Unemployment benefits are paid out of a fund maintained for each state by the United States Treasury Department. Each state has its own system for determining and collecting taxes from employers. Some use a fixed rate method, by which all employers pay a fixed percentage of their total payroll. This rate will vary based on the state’s unemployment rate.
More and more, however, states are turning to a system known as experience rating. This system establishes a procedure in which every employer is given a rating based on the number of its former employees that have collected benefits. This rating is used to determine the specific employer’s tax. This “payment for risk” system has a number of benefits. First, it more fairly distributes the burden of funding unemployment insurance. Second, it makes employers more accountable. That is, it may serve to reduce the number of layoffs and terminations without cause and it encourages employers to speak out against fraudulent claims.
Eligibility for receiving unemployment benefits depends on a variety of factors. First, an individual must have worked in a job covered by the program. That is, the individual’s employer must be paying into the unemployment fund. Additionally, he must have worked to a certain extent within that position. (This amount may be based on time worked–hours, weeks–or on the amount a person has been paid in the time he worked.) He also must be able and willing to work.
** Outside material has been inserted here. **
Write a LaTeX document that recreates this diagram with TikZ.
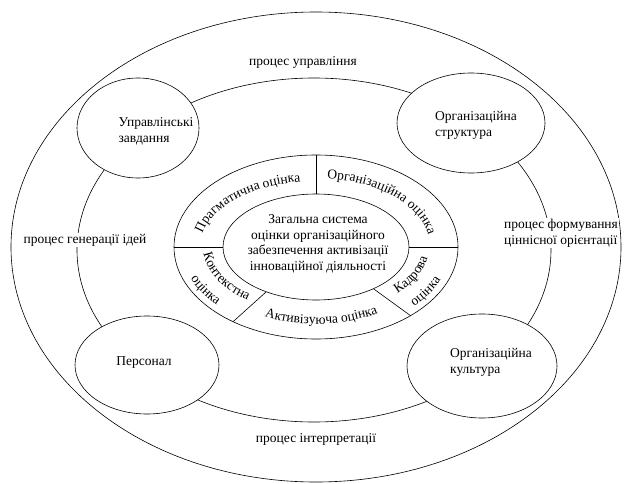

It is possible that an otherwise eligible person may be disqualified from receiving benefits. This is the case for a person who has been fired for misconduct or one who voluntarily quits his job without a good reason. Additionally, someone who refuses to accept an available position (without a good reason) may be denied benefits. An individual with substantial other income may also be disqualified.
What qualifies as a “good reason” for quitting a job or not accepting a new one varies from state to state. Some states allow benefits to a person who has left his job for compelling personal reasons, such as relocation of a spouse. Some limit eligibility to circumstances related to the job or employer. This would include a reduction in workforce as well as an employee resigning as a result of sexual harassment in the workplace.
In cases where an individual is denied unemployment benefits, he will be provided with a report that details how the state made such a determination. The report will also include a notation of the duration of the denial, which may be a set period of time or the entire time the individual is unemployed.